Bacon, l´homme et l´intime

Article écrit par

Le documentaire « Bacon´s Arena », réalisé en 2005 par Alan Low, étrangement traduit, « Bacon, l´homme et l´arène » tente d´appréhender la personnalité de l´un des artistes plasticiens les plus connus et reconnus du XXe siècle.

L’omniprésence visuelle de Francis Bacon dans le film, qui donna beaucoup d’interviews, reçut des critiques d’art chez lui ou dans son atelier, sans jamais pour autant se laisser filmer lorsqu’il « applique de la peinture sur une toile », renforce l’impression que le documentaire ne s’est pas fait sans lui, comme si Bacon avait participé à son élaboration (chose impossible puisqu’il est mort en 1992). Sa nature accueillante, ses taquineries et sa liberté de parole font de lui le sympathique fil conducteur d’une narration quelque peu décousue.

Alan Low s’intéresse plus à la vie sentimentale de Francis Bacon qu’à une étude minutieuse de son œuvre. Il présuppose que son travail se décompose en décennie, chacune correspondant à un compagnon important dans sa vie.

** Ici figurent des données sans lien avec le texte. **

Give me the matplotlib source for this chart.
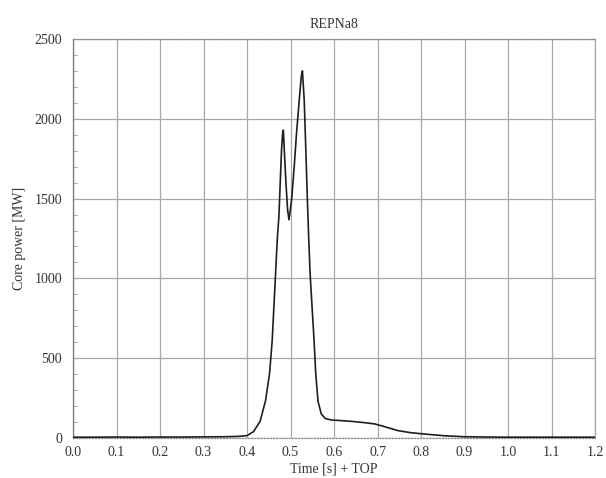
import matplotlib
matplotlib.use("Agg")
import matplotlib.pyplot as plt
from matplotlib.ticker import MultipleLocator

title = "REPNa8"
x_label = "Time [s] + TOP"
y_label = "Core power [MW]"
x_ticks = [0.0, 0.1, 0.2, 0.3, 0.4, 0.5, 0.6, 0.7, 0.8, 0.9, 1.0, 1.1, 1.2]
y_ticks = [0, 500, 1000, 1500, 2000, 2500]

time_s = [0.00, 0.05, 0.10, 0.15, 0.20, 0.25, 0.30, 0.35, 0.38, 0.40, 0.415,
          0.430, 0.4426, 0.4518, 0.4579, 0.4617, 0.4656, 0.4694, 0.4732,
          0.4762, 0.4793, 0.4818, 0.4834, 0.4856, 0.4895, 0.4932, 0.4964,
          0.5023, 0.5084, 0.5137, 0.5200, 0.5246, 0.5273, 0.5314, 0.5351,
          0.5387, 0.5419, 0.5449, 0.5494, 0.5540, 0.5579, 0.5631, 0.5707,
          0.5800, 0.5934, 0.6100, 0.6410, 0.6700, 0.6936, 0.7160, 0.7470,
          0.7770, 0.8070, 0.8530, 0.8980, 0.9500, 1.0000, 1.1000, 1.2000]
power_mw = [5, 5, 6, 5, 6, 6, 7, 8, 10, 15, 40,
            105, 235, 405, 614, 823, 1032, 1241, 1387,
            1596, 1805, 1909, 1929, 1805, 1596, 1429, 1367,
            1491, 1700, 1909, 2118, 2264, 2300, 2118, 1805,
            1491, 1241, 1032, 823, 614, 405, 230, 150,
            122, 113, 110, 104, 96, 88, 71, 46,
            33, 25, 14, 8, 6, 5, 5, 5]

plt.rcParams['font.family'] = ['Liberation Serif', 'DejaVu Serif']

fig = plt.figure(figsize=(6.06, 4.78), dpi=100)
ax = fig.add_axes([0.1205, 0.0837, 0.8615, 0.8347])

ax.set_xlim(0.0, 1.2)
ax.set_ylim(0, 2500)
ax.set_xticks(x_ticks)
ax.set_xticklabels([f"{v:.1f}" for v in x_ticks])
ax.set_yticks(y_ticks)
ax.set_yticklabels([str(v) for v in y_ticks])
ax.yaxis.set_minor_locator(MultipleLocator(100))

ax.grid(True, which='major', color='#a8a8a8', linewidth=0.9)
ax.set_axisbelow(True)

ax.plot(time_s, power_mw, color='#1e1e1e', linewidth=1.2, zorder=3)

for side in ['top', 'bottom']:
    ax.spines[side].set_linestyle((0, (1, 1.5)))
    ax.spines[side].set_color('#8a8a8a')
    ax.spines[side].set_linewidth(0.9)
ax.spines['right'].set_color('#a8a8a8')
ax.spines['right'].set_linewidth(0.9)
ax.spines['left'].set_color('#777777')
ax.spines['left'].set_linewidth(0.9)

ax.tick_params(axis='x', which='both', length=0, labelsize=10, pad=6, colors='#333333')
ax.tick_params(axis='y', which='major', length=0, labelsize=10, pad=8, colors='#333333')
ax.tick_params(axis='y', which='minor', direction='in', length=3, color='#999999')

ax.set_title(title, fontsize=10, color='#333333', pad=8)
ax.set_xlabel(x_label, fontsize=10, color='#333333', labelpad=2)
ax.set_ylabel(y_label, fontsize=10, color='#333333', labelpad=6)

fig.savefig("out.png", dpi=100)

Si le documentaire est donc chronologique, de sa naissance en Irlande jusqu’à la grande exposition du Grand Palais en 1971, et s’attarde sur ses expositions majeures, les lieux où Bacon travailla, l’étude de son travail reste superficielle, et cherche plutôt les traces de sa vie sentimentale dans ses tableaux. En comptant le nombre de fois où le peintre s’inspira de ses amants pour ses toiles, le narrateur en déduit presque l’importance de chaque amant dans la vie de l’artiste. Peter Lacy, George Dyer, et John Edwards, dernier homme dans la vie de Bacon, a qui il léguera tout ce qu’il possède, apparaissent à de nombreuses reprises dans le documentaire, filmés ou photographiés à ses côtés.

Loin d’être inintéressante, cette approche, où les personnes interviewées décryptent la personnalité du peintre et de ses amants n’en reste pas moins quelque peu anecdotique, et parfois réductrice. De même, certaines images, comme des scènes de mise à mort de corrida ou des visions d’animaux de la savane, si elles peuvent être comprises dans les motifs d’inspiration de Bacon, font surtout remplissage. Par ailleurs, les importantes allusions aux comportements sexuels de Bacon (l’artiste aurait été tantôt masochiste, tantôt sadique, amateur de relations passionnelles dangereuses) n’éclairent jamais le pourquoi de sa peinture, ni ses thématiques. Ces informations, très personnelles, restent donc récoltées en vain, comme pour justifier la nature tumultueuse d’un peintre de « la violence », lui qui se justifia toujours de ne faire qu’enregistrer les événements du réel tels qu’il les voyait.

Ce n’est que quand Bacon partage (avec un critique d’art britannique accompagné d’une équipe de la BBC) son expérience de peintre, qui laisse son geste et ses figures apparaîtrent sous l’influence du hasard, et de ce qu’il nomme « l’accident », que le documentaire devient passionnant.

Il y a de tout dans le film d’Alan Low : ceux qui veulent découvrir la personnalité de Francis Bacon et le récit de ses amours y trouveront leur compte, à condition d’être au préalable familier de son travail. Pour les autres, quelques images de ses tableaux, accompagnées de ses sources d’inspiration majeures (il s’inspirait autant de photos que de journaux ou d’autres peintres) et des dates clés de son parcours ne suffiront pas à s’initier au travail de cet artiste passionnant, grand coloriste et génial inventeur formel.

DVD disponible à partir du 3 février 2010, édité chez Arte Editions France.